Sabtu 30 Jun 2018 12:18 WIB

Koalisi Pilpres 2019, Posisi Tawar Sejumlah Parpol Naik

Naiknya nilai tawar ini akan membuat negosiasi menjadi lebih alot.

Rep: Inas Widyanuratikah/ Red: Ratna Puspita
Ilustrasi penghitungan suara
Foto: Republika/Putra M. Akbar
Ilustrasi penghitungan suara

REPUBLIKA.CO.ID, JAKARTA -- Analis politik Exposit Strategic Arif Susanto menilai koalisi Pilpres 2019 mendatang masih cukup cair. Berbagai peluang dalam Pilpres 2019, baik itu pasangan dari pejawat Joko Widodo atau calon yang akan diusung koalisi partai oposisinya, masih terbuka lebar. 

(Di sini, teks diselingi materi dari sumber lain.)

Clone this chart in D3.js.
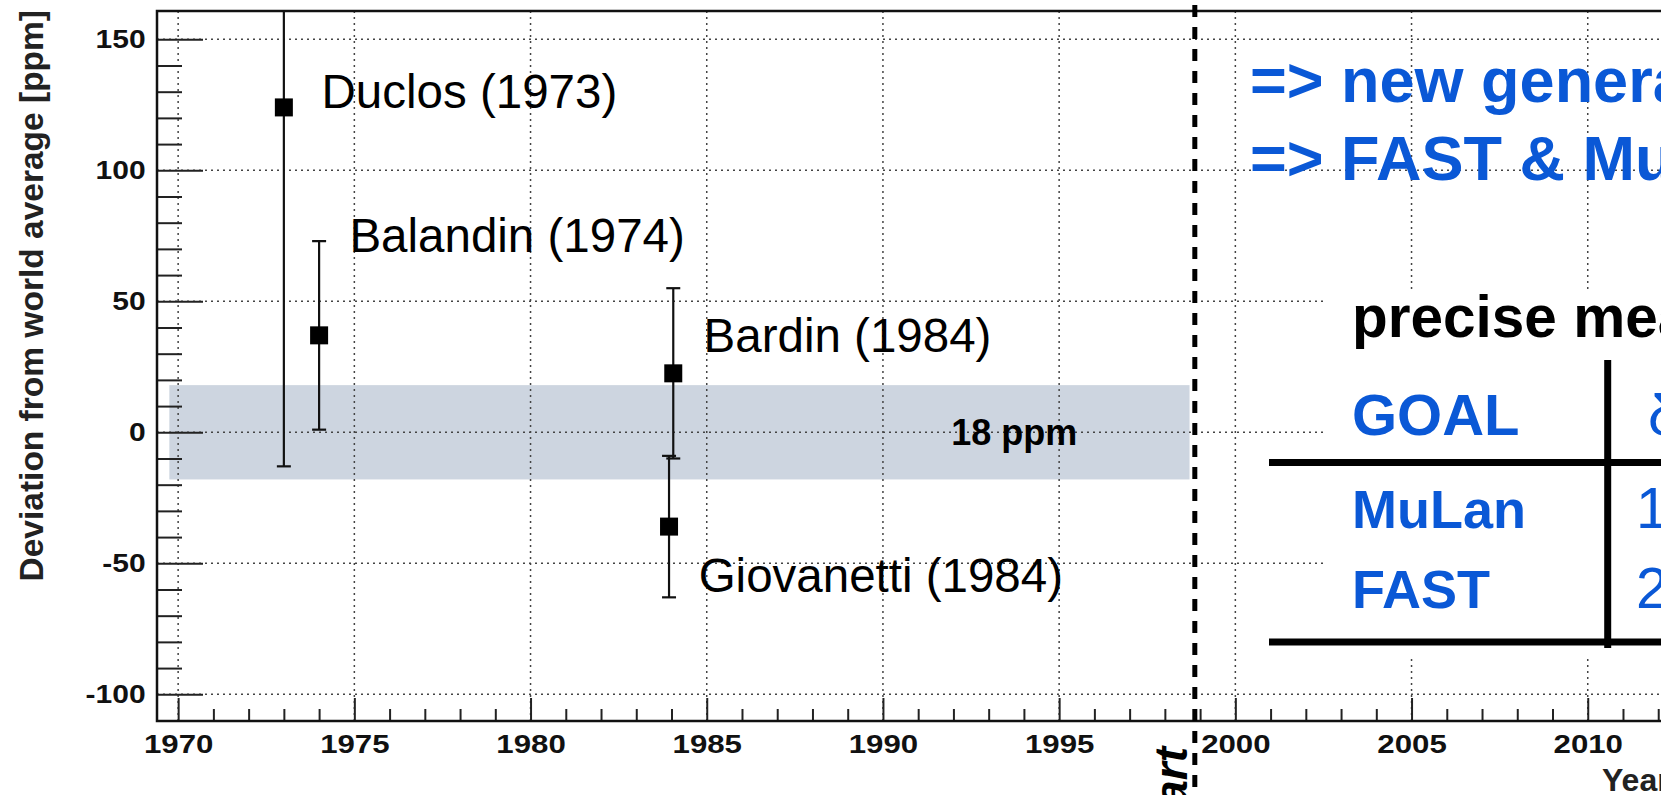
<!DOCTYPE html>
<html>
<head>
<meta charset="utf-8">
<script src="https://cdnjs.cloudflare.com/ajax/libs/d3/7.8.5/d3.min.js"></script>
<style>
  body { margin: 0; background: #fff; }
  svg { display: block; font-family: "Liberation Sans", Arial, Helvetica, sans-serif; }
  .grid line { stroke: #444; stroke-width: 1.5; stroke-dasharray: 2,4; }
  .axis text { font-weight: bold; fill: #111; }
  .axis line { stroke: #222; stroke-width: 2; }
  .axis path { display: none; }
  .blue { fill: #0a58d6; font-weight: bold; }
</style>
</head>
<body>
<svg id="chart" width="1661" height="795"></svg>
<script>
// measurements (deviation from world average, ppm)
var names = ["Duclos (1973)", "Balandin (1974)", "Bardin (1984)", "Giovanetti (1984)"];
var years = [1973, 1974, 1984.05, 1983.93];
var values = [124, 37, 22.5, -36];
var errors = [137, 36, 32.5, 27];
// label anchors in data units
var labelYears = [1974.07, 1974.86, 1984.91, 1984.77];
var labelPpm = [123.8, 68.9, 30.7, -60.9];

var yMajorTicks = [-100, -50, 0, 50, 100, 150];
var xMajorTicks = [1970, 1975, 1980, 1985, 1990, 1995, 2000, 2005, 2010];

var bandHalfWidth = 18;
var bandYears = [1969.75, 1998.7];
var startYear = 1998.85;

var dims = {left: 157, top: 11, height: 710, pxPerYear: 35.24};
var xDomain = [1969.4, 2014];
var yDomain = [-110.2, 160.8];

var xScale = d3.scaleLinear()
    .domain(xDomain)
    .range([dims.left, dims.left + (xDomain[1] - xDomain[0]) * dims.pxPerYear]);

var yScale = d3.scaleLinear()
    .domain(yDomain)
    .range([dims.top + dims.height, dims.top]);

var svg = d3.select("#chart");
var plotWidth = xScale.range()[1] - dims.left;

svg.append("clipPath").attr("id", "plotClip")
    .append("rect")
    .attr("x", dims.left).attr("y", dims.top)
    .attr("width", plotWidth).attr("height", dims.height);

// 18 ppm band
svg.append("rect")
    .attr("x", xScale(bandYears[0]))
    .attr("y", yScale(bandHalfWidth))
    .attr("width", xScale(bandYears[1]) - xScale(bandYears[0]))
    .attr("height", yScale(-bandHalfWidth) - yScale(bandHalfWidth))
    .attr("fill", "#cdd5e0");

// grid
var grid = svg.append("g").attr("class", "grid");
grid.selectAll(".gx").data(xMajorTicks).enter().append("line")
    .attr("x1", function(d) { return xScale(d); })
    .attr("x2", function(d) { return xScale(d); })
    .attr("y1", dims.top)
    .attr("y2", dims.top + dims.height);
grid.selectAll(".gy").data(yMajorTicks).enter().append("line")
    .attr("x1", dims.left)
    .attr("x2", dims.left + plotWidth)
    .attr("y1", function(d) { return yScale(d); })
    .attr("y2", function(d) { return yScale(d); });

svg.append("text")
    .attr("x", xScale(1991.94))
    .attr("y", yScale(-4.85))
    .attr("font-size", 36)
    .attr("font-weight", "bold")
    .text("18 ppm");

// axes (ROOT style: ticks inside, labels slightly stretched)
var yMinor = d3.range(-100, 151, 10).filter(function(d) { return d % 50 !== 0; });
var xMinor = d3.range(1970, 2014, 1).filter(function(d) { return d % 5 !== 0; });
var hyphenFormat = function(d) { return String(d); };

svg.append("g").attr("class", "axis")
    .attr("transform", "translate(" + dims.left + ",0)")
    .call(d3.axisLeft(yScale).tickValues(yMinor).tickFormat("").tickSize(-25));
svg.append("g").attr("class", "axis")
    .attr("transform", "translate(" + dims.left + ",0)")
    .call(d3.axisLeft(yScale).tickValues(yMajorTicks).tickFormat(hyphenFormat).tickSize(-46))
    .selectAll("text")
    .attr("font-size", 25)
    .attr("x", -9.5)
    .attr("transform", "scale(1.2,1)");

var xAxisY = dims.top + dims.height;
svg.append("g").attr("class", "axis")
    .attr("transform", "translate(0," + xAxisY + ")")
    .call(d3.axisBottom(xScale).tickValues(xMinor).tickFormat("").tickSize(-12));
svg.append("g").attr("class", "axis")
    .attr("transform", "translate(0," + xAxisY + ")")
    .call(d3.axisBottom(xScale).tickValues(xMajorTicks).tickFormat(hyphenFormat).tickSize(-23))
    .selectAll("text")
    .attr("font-size", 26)
    .attr("y", 32)
    .attr("dy", 0)
    .attr("transform", "scale(1.2,1)");

// frame
svg.append("rect")
    .attr("x", dims.left).attr("y", dims.top)
    .attr("width", plotWidth).attr("height", dims.height)
    .attr("fill", "none").attr("stroke", "#111").attr("stroke-width", 2.5);

// axis titles
svg.append("text")
    .attr("transform", "translate(43,10) rotate(-90)")
    .attr("text-anchor", "end")
    .attr("font-size", 33.5)
    .attr("font-weight", "bold")
    .attr("fill", "#222")
    .text("Deviation from world average [ppm]");

svg.append("text")
    .attr("x", 1602).attr("y", 791)
    .attr("font-size", 32)
    .attr("font-weight", "bold")
    .attr("fill", "#222")
    .text("Year");

// error bars and markers
var data = names.map(function(n, i) {
    return {name: n, year: years[i], value: values[i], err: errors[i], ly: labelYears[i], lp: labelPpm[i]};
});

var pts = svg.append("g").attr("clip-path", "url(#plotClip)");
pts.selectAll(".ebar").data(data).enter().append("line")
    .attr("x1", function(d) { return xScale(d.year); })
    .attr("x2", function(d) { return xScale(d.year); })
    .attr("y1", function(d) { return yScale(d.value + d.err); })
    .attr("y2", function(d) { return yScale(d.value - d.err); })
    .attr("stroke", "#111").attr("stroke-width", 2.2);

[1, -1].forEach(function(s) {
    pts.selectAll(".cap" + s).data(data).enter().append("line")
        .attr("x1", function(d) { return xScale(d.year) - 7; })
        .attr("x2", function(d) { return xScale(d.year) + 7; })
        .attr("y1", function(d) { return yScale(d.value + s * d.err); })
        .attr("y2", function(d) { return yScale(d.value + s * d.err); })
        .attr("stroke", "#111").attr("stroke-width", 2.2);
});

pts.selectAll(".marker").data(data).enter().append("rect")
    .attr("x", function(d) { return xScale(d.year) - 9; })
    .attr("y", function(d) { return yScale(d.value) - 9; })
    .attr("width", 18).attr("height", 18)
    .attr("fill", "#000");

svg.selectAll(".plabel").data(data).enter().append("text")
    .attr("x", function(d) { return xScale(d.ly); })
    .attr("y", function(d) { return yScale(d.lp); })
    .attr("font-size", 47.5)
    .text(function(d) { return d.name; });

// start of new generation
svg.append("line")
    .attr("x1", xScale(startYear)).attr("x2", xScale(startYear))
    .attr("y1", 5).attr("y2", 795)
    .attr("stroke", "#000").attr("stroke-width", 5)
    .attr("stroke-dasharray", "12,10");

svg.append("text")
    .attr("transform", "translate(" + (xScale(startYear) - 8) + ",747) rotate(-90)")
    .attr("text-anchor", "end")
    .attr("font-size", 46)
    .attr("font-weight", "bold")
    .attr("font-style", "italic")
    .text("Start");

// slide annotations
svg.append("text").attr("class", "blue")
    .attr("x", 1250).attr("y", 102).attr("font-size", 63)
    .text("=> new generation experiments");
svg.append("text").attr("class", "blue")
    .attr("x", 1250).attr("y", 180).attr("font-size", 63)
    .text("=> FAST & MuLan");

svg.append("rect")
    .attr("x", 1323).attr("y", 291).attr("width", 400).attr("height", 367)
    .attr("fill", "#fff");

svg.append("text")
    .attr("x", 1352).attr("y", 337).attr("font-size", 58.5).attr("font-weight", "bold")
    .text("precise measurements");

var rowNames = ["GOAL", "MuLan", "FAST"];
var rowValues = ["δτ/τ", "1 ppm", "2 ppm"];
var rowBaselines = [435, 528, 608];

svg.selectAll(".rowName").data(rowNames).enter().append("text")
    .attr("class", "blue")
    .attr("x", 1352)
    .attr("y", function(d, i) { return rowBaselines[i]; })
    .attr("font-size", function(d, i) { return i === 0 ? 58 : 54; })
    .text(function(d) { return d; });

svg.selectAll(".rowVal").data(rowValues).enter().append("text")
    .attr("x", function(d, i) { return i === 0 ? 1648 : 1636; })
    .attr("y", function(d, i) { return rowBaselines[i]; })
    .attr("font-size", 58)
    .attr("fill", "#0a58d6")
    .text(function(d) { return d; });

svg.append("line").attr("x1", 1607.7).attr("x2", 1607.7).attr("y1", 360).attr("y2", 648)
    .attr("stroke", "#000").attr("stroke-width", 7);
[462.5, 642].forEach(function(y) {
    svg.append("line").attr("x1", 1269).attr("x2", 1661).attr("y1", y).attr("y2", y)
        .attr("stroke", "#000").attr("stroke-width", 7);
});
</script>
</body>
</html>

Hal ini karena hasil Pilkada 2019 akan membuat sejumlah partai pendukung memiliki nilai tawar yang lebih tinggi. Arif menambahkankalangan partai oposisi yang mendapat kemenangan di sejumlah wilayah menunjukkan partai tersebut memiliki kinerja yang baik. 

"Posisi tawar partai politik mengalami pergeseran. Partai dengan jumlah kemenangan lebih banyak berpeluang menaikkan posisi tawar," kata dia kepada wartawan, Jumat (29/6).

Baca Juga: Akankah Presiden Jokowi Menang Mudah di Pilpres 2019?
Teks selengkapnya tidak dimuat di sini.